STATED TASK: Set down the data below without change, skipping the pictures it holds.

MATERIAL PROVIDED:
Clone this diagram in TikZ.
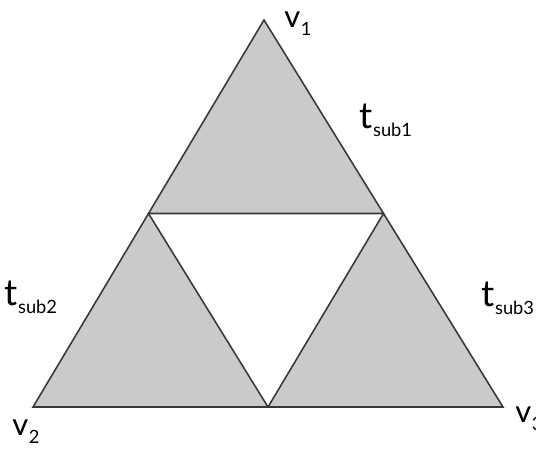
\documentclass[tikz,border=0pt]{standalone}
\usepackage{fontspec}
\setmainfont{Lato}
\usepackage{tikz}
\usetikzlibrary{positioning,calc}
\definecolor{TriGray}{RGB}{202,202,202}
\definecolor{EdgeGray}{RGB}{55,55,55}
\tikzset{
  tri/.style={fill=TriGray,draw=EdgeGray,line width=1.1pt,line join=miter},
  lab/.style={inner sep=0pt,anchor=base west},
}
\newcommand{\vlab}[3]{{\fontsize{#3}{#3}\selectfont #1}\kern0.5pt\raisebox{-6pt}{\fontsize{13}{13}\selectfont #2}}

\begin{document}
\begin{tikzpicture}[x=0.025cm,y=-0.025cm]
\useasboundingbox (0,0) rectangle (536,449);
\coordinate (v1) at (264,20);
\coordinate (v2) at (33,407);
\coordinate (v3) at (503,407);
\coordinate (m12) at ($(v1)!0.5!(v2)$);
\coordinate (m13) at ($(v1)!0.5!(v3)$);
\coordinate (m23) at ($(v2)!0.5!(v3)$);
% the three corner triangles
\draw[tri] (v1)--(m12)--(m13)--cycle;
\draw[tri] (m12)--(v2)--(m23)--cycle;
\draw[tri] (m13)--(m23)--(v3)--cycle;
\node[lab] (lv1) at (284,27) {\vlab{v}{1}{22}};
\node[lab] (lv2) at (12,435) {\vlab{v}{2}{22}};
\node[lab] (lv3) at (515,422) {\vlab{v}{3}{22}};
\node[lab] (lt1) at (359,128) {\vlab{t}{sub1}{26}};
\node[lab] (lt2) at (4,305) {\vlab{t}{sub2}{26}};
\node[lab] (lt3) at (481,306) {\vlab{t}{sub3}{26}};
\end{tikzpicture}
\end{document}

ANSWER TO THE TASK:
Clone this diagram in TikZ.
\documentclass[tikz,border=0pt]{standalone}
\usepackage{fontspec}
\setmainfont{Lato}
\usepackage{tikz}
\usetikzlibrary{positioning,calc}
\definecolor{TriGray}{RGB}{202,202,202}
\definecolor{EdgeGray}{RGB}{55,55,55}
\tikzset{
  tri/.style={fill=TriGray,draw=EdgeGray,line width=1.1pt,line join=miter},
  lab/.style={inner sep=0pt,anchor=base west},
}
\newcommand{\vlab}[3]{{\fontsize{#3}{#3}\selectfont #1}\kern0.5pt\raisebox{-6pt}{\fontsize{13}{13}\selectfont #2}}

\begin{document}
\begin{tikzpicture}[x=0.025cm,y=-0.025cm]
\useasboundingbox (0,0) rectangle (536,449);
\coordinate (v1) at (264,20);
\coordinate (v2) at (33,407);
\coordinate (v3) at (503,407);
\coordinate (m12) at ($(v1)!0.5!(v2)$);
\coordinate (m13) at ($(v1)!0.5!(v3)$);
\coordinate (m23) at ($(v2)!0.5!(v3)$);
% the three corner triangles
\draw[tri] (v1)--(m12)--(m13)--cycle;
\draw[tri] (m12)--(v2)--(m23)--cycle;
\draw[tri] (m13)--(m23)--(v3)--cycle;
\node[lab] (lv1) at (284,27) {\vlab{v}{1}{22}};
\node[lab] (lv2) at (12,435) {\vlab{v}{2}{22}};
\node[lab] (lv3) at (515,422) {\vlab{v}{3}{22}};
\node[lab] (lt1) at (359,128) {\vlab{t}{sub1}{26}};
\node[lab] (lt2) at (4,305) {\vlab{t}{sub2}{26}};
\node[lab] (lt3) at (481,306) {\vlab{t}{sub3}{26}};
\end{tikzpicture}
\end{document}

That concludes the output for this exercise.